> GIVEN PROBLEM
Repeat verbatim only the lines from the one with "Write the matplotlib code for this chart." through the one with "ax.set_xlim(0, 6)", both ends kept. Pictures stay out.

> RECORDS SUPPLIED
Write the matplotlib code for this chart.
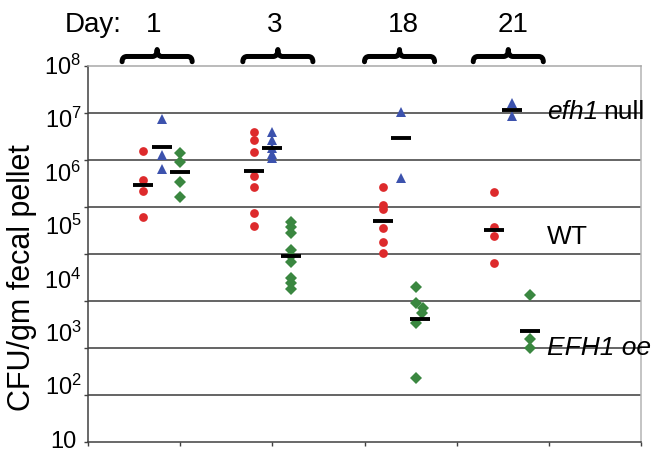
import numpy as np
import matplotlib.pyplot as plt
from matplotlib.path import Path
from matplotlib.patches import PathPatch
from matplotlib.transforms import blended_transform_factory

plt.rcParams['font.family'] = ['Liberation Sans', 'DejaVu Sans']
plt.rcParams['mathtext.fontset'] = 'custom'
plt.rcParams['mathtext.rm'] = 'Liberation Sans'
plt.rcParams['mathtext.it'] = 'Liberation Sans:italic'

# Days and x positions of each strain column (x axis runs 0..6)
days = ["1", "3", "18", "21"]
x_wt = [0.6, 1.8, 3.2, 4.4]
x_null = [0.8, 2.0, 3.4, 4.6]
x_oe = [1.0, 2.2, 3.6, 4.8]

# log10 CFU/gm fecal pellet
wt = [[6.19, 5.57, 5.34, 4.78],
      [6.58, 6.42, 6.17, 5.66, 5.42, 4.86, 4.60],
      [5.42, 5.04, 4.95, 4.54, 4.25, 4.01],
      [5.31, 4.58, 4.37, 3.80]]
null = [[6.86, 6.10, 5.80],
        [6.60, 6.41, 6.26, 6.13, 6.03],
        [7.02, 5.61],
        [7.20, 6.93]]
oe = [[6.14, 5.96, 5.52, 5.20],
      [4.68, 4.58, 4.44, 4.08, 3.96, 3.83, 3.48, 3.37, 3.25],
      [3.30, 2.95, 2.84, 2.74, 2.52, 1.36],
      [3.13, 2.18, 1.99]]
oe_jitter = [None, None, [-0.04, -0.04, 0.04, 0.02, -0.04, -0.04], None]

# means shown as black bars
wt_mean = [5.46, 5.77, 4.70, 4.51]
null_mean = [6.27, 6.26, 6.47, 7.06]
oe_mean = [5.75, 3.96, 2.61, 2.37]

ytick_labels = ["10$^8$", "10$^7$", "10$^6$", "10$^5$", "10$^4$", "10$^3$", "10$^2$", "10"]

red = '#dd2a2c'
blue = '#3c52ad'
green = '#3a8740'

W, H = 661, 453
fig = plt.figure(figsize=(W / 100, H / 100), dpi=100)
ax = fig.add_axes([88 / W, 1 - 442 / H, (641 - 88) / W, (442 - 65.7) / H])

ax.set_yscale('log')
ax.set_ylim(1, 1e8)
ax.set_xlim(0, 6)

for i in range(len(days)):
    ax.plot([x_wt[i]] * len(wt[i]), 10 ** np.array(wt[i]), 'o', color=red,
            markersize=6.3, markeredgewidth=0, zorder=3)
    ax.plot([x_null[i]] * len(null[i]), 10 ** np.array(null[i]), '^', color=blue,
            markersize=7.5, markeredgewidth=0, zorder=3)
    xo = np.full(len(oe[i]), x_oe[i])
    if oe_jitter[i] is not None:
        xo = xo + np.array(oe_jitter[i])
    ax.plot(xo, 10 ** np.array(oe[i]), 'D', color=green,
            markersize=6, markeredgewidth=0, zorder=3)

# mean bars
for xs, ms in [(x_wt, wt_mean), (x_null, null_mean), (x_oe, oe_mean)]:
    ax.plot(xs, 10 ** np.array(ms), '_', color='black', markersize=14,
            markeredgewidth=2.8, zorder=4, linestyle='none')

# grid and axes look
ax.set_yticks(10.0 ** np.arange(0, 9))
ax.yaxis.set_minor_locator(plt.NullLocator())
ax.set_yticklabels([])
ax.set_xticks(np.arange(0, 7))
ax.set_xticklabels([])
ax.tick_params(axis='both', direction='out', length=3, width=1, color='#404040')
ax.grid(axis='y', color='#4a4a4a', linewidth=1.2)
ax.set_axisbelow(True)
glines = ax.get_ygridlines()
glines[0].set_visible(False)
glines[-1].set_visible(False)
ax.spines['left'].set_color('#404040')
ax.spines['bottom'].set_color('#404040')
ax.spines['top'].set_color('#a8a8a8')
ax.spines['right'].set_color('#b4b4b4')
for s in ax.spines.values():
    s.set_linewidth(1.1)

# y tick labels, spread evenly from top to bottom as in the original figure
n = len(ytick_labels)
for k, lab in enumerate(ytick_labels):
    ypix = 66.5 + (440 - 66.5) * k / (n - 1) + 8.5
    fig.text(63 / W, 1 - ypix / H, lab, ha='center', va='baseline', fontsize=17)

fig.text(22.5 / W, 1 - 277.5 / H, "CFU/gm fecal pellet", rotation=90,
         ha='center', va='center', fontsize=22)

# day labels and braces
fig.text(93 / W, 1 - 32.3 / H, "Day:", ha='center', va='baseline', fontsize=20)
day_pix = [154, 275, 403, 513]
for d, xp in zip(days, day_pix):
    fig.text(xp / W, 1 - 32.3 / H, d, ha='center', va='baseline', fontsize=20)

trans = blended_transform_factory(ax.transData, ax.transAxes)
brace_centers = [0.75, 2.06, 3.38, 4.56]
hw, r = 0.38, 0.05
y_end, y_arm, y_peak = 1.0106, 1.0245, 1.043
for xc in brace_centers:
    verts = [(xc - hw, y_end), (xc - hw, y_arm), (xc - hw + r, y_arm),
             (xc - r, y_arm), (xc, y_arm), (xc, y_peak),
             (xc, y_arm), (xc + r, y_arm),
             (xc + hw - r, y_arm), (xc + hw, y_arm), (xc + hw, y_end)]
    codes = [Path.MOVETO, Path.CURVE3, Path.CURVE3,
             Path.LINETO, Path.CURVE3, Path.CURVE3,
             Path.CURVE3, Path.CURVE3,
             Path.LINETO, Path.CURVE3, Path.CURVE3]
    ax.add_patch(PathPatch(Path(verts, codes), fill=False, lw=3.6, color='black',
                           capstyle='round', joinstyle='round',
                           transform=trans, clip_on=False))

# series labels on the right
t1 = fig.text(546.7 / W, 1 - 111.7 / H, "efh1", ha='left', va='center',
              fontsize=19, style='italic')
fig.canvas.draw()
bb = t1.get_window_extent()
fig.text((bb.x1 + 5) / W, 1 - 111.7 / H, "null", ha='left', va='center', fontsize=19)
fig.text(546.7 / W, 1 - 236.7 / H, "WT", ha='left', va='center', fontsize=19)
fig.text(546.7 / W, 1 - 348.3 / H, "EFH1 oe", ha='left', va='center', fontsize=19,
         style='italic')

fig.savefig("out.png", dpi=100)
==
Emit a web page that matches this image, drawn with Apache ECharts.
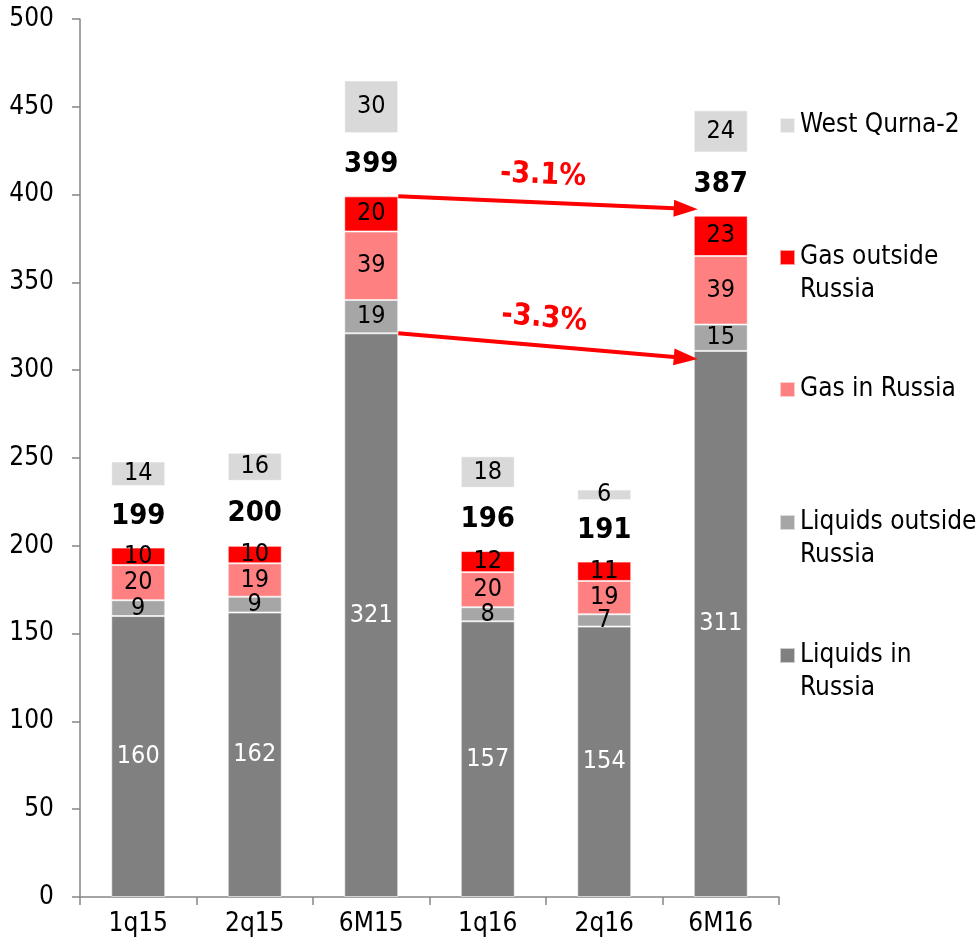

> SOLUTION TO THIS EXERCISE
Write the matplotlib code for this chart.
import numpy as np
import matplotlib.pyplot as plt
from matplotlib.path import Path
from matplotlib.patches import PathPatch
from matplotlib.transforms import blended_transform_factory

plt.rcParams['font.family'] = ['Liberation Sans', 'DejaVu Sans']
plt.rcParams['mathtext.fontset'] = 'custom'
plt.rcParams['mathtext.rm'] = 'Liberation Sans'
plt.rcParams['mathtext.it'] = 'Liberation Sans:italic'

# Days and x positions of each strain column (x axis runs 0..6)
days = ["1", "3", "18", "21"]
x_wt = [0.6, 1.8, 3.2, 4.4]
x_null = [0.8, 2.0, 3.4, 4.6]
x_oe = [1.0, 2.2, 3.6, 4.8]

# log10 CFU/gm fecal pellet
wt = [[6.19, 5.57, 5.34, 4.78],
      [6.58, 6.42, 6.17, 5.66, 5.42, 4.86, 4.60],
      [5.42, 5.04, 4.95, 4.54, 4.25, 4.01],
      [5.31, 4.58, 4.37, 3.80]]
null = [[6.86, 6.10, 5.80],
        [6.60, 6.41, 6.26, 6.13, 6.03],
        [7.02, 5.61],
        [7.20, 6.93]]
oe = [[6.14, 5.96, 5.52, 5.20],
      [4.68, 4.58, 4.44, 4.08, 3.96, 3.83, 3.48, 3.37, 3.25],
      [3.30, 2.95, 2.84, 2.74, 2.52, 1.36],
      [3.13, 2.18, 1.99]]
oe_jitter = [None, None, [-0.04, -0.04, 0.04, 0.02, -0.04, -0.04], None]

# means shown as black bars
wt_mean = [5.46, 5.77, 4.70, 4.51]
null_mean = [6.27, 6.26, 6.47, 7.06]
oe_mean = [5.75, 3.96, 2.61, 2.37]

ytick_labels = ["10$^8$", "10$^7$", "10$^6$", "10$^5$", "10$^4$", "10$^3$", "10$^2$", "10"]

red = '#dd2a2c'
blue = '#3c52ad'
green = '#3a8740'

W, H = 661, 453
fig = plt.figure(figsize=(W / 100, H / 100), dpi=100)
ax = fig.add_axes([88 / W, 1 - 442 / H, (641 - 88) / W, (442 - 65.7) / H])

ax.set_yscale('log')
ax.set_ylim(1, 1e8)
ax.set_xlim(0, 6)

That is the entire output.